Alors pourquoi faire appel à des entreprises privées, alors que les cheminots détiennent les mêmes capacités techniques ?
Les ouvriers de ces entreprises privées sont soumis à un rythme de travail très difficile. Ils travaillent sur les voies ferrées au milieu des circulations ferroviaires et parfois sans aucune formation. Beaucoup de ces ouvriers n’ont pas de contrat de travail stable, car intérimaire ou en CDD. Les journées de travail sont très longues, quasiment pas de pause et ils reçoivent des ordres très durement émis. Évidemment que ces ouvriers ont des droits, mais beaucoup de ces ouvriers ont des titres de séjours renouvelables. Cela procure à leurs employeurs une flexibilité qui leur permet d’exploiter au maximum leurs forces de travail. Évidemment, les salaires de ces ouvriers restent très faibles.

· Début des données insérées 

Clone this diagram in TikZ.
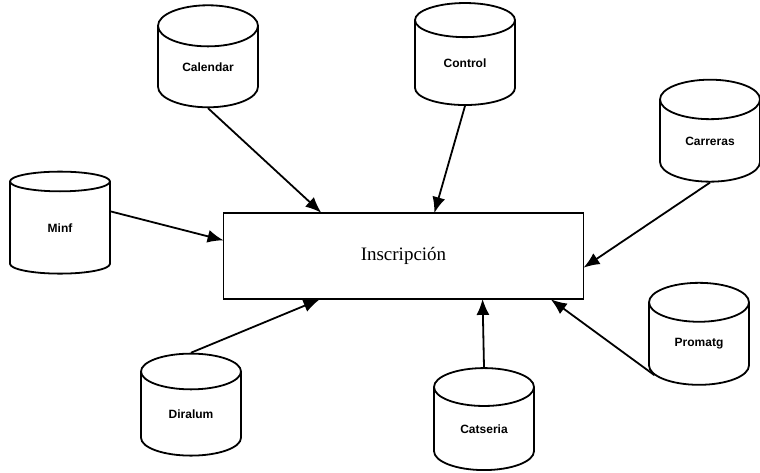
\documentclass[tikz,border=0pt]{standalone}
\usepackage{fontspec}
\setmainfont{Liberation Serif}
\newfontfamily\labelfont{Liberation Sans}
\usetikzlibrary{shapes.geometric,arrows.meta}
\tikzset{
  base/.style={draw,line width=0.9pt,fill=white},
  cyl/.style={base,cylinder,shape border rotate=90,aspect=0.8,
    minimum width=50pt,minimum height=51pt,inner sep=0pt,
    font=\labelfont\bfseries\fontsize{6}{7}\selectfont},
  proc/.style={base,rectangle,minimum width=180pt,minimum height=43pt,
    font=\fontsize{9.5}{11}\selectfont}
}
\begin{document}
\begin{tikzpicture}[x=0.5pt,y=-0.5pt]
      \useasboundingbox (0,0) rectangle (760,472);
      \draw
        (403.5,256) node[proc] (ins){Inscripción}
        (208,67) node[cyl] (cal){Calendar}
        (465,63) node[cyl] (ctl){Control}
        (710,141) node[cyl] (car){Carreras}
        (60,228) node[cyl] (minf){Minf}
        (191,414) node[cyl] (dir){Diralum}
        (484,429) node[cyl] (cat){Catseria}
        (699,344) node[cyl] (pro){Promatg};
      \path
        (ins.north west) ++(98,0) coordinate (t1)
        (ins.north west) ++(212,0) coordinate (t2)
        (ins.north east) ++(0,55) coordinate (r1)
        (ins.north west) ++(0,28) coordinate (l1)
        (ins.south west) ++(96,0) coordinate (b1)
        (ins.south west) ++(260,0) coordinate (b2)
        (ins.south west) ++(329,0) coordinate (b3);
      \begin{scope}[-{Latex[length=8pt,width=6.5pt]},line width=0.9pt,shorten >=-0.5pt]
        \draw (cal.south) to (t1);
        \draw (ctl.south) to (t2);
        \draw (car.south) to (r1);
        \draw (minf.18) to (l1);
        \draw (dir.north) to (b1);
        \draw (cat.north) to (b2);
        \draw (pro.215) to (b3);
      \end{scope}
    \end{tikzpicture}
\end{document}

Un cheminot a présenté une discussion qu’il a entretenue avec un dirigeant de la SNCF. Ce dernier lui aurait présenté les propos suivants :
« Le problème avec les cheminots, c’est que dès qu’ils commencent une journée de travail, c’est toute la journée qui doit être payée. Pour les rapports de productivité, c’est un problème ».
Le service public coûte plus cher que le privé... évidemment.
En 2009 L’ARAF ( autorité de régulation des activités ferroviaires), a été créée par la loi 2009-1503 du 08 décembre 2003. Cette entité est une autorité publique indépendante, avec pour mission de contrôler le bon déroulement de l’ouverture à la concurrence. L’ARAF est placé sous le contrôle du Parlement et détient un pouvoir de sanction. Les lignes internationales de trains voyageurs ont été ouvertes à la concurrence depuis 2009. Depuis le 11 décembre 2011, Thello, une compagnie Italienne de transport voyageur fait régulièrement des trajets Paris-Italie. Thello est une compagnie privée et ses trains sont des trains « couchettes ». Ses trains voyagent donc de nuit, et ils effectuent le trajet entre Paris gare de Lyon et Venise-Santa Lucia. C’est une compagnie Italienne mais son siège social se situe à Paris. Ses actionnaires sont Trenitalia à 67% et Veolia Transdev à 33%. En 2012 la compagnie Italienne a réalisé un chiffre d’affaire de 30 millions d’euros. Les compagnies Air France-KLM et Veolia ont d’ores et déjà annoncé qu’elles seront concurrentes de la SNCF. Ces deux compagnies sont en discussion avec Alstom pour obtenir l’AGV (automotrice à grande vitesse), capable de rouler à plus de 350 km/h. Plus rapide, plus vite… vers la course aux profits.
Que cela soit dans le service public ou dans les entreprises privées, les ouvriers sont exploités et humiliés. Ce sont toujours les mêmes parasites qui s’enrichissent pendant que d’autres s’appauvrissent.
Ces rapports serviront de base au gouvernement pour établir un projet de loi qui sera présenté au Parlement au mois de juin.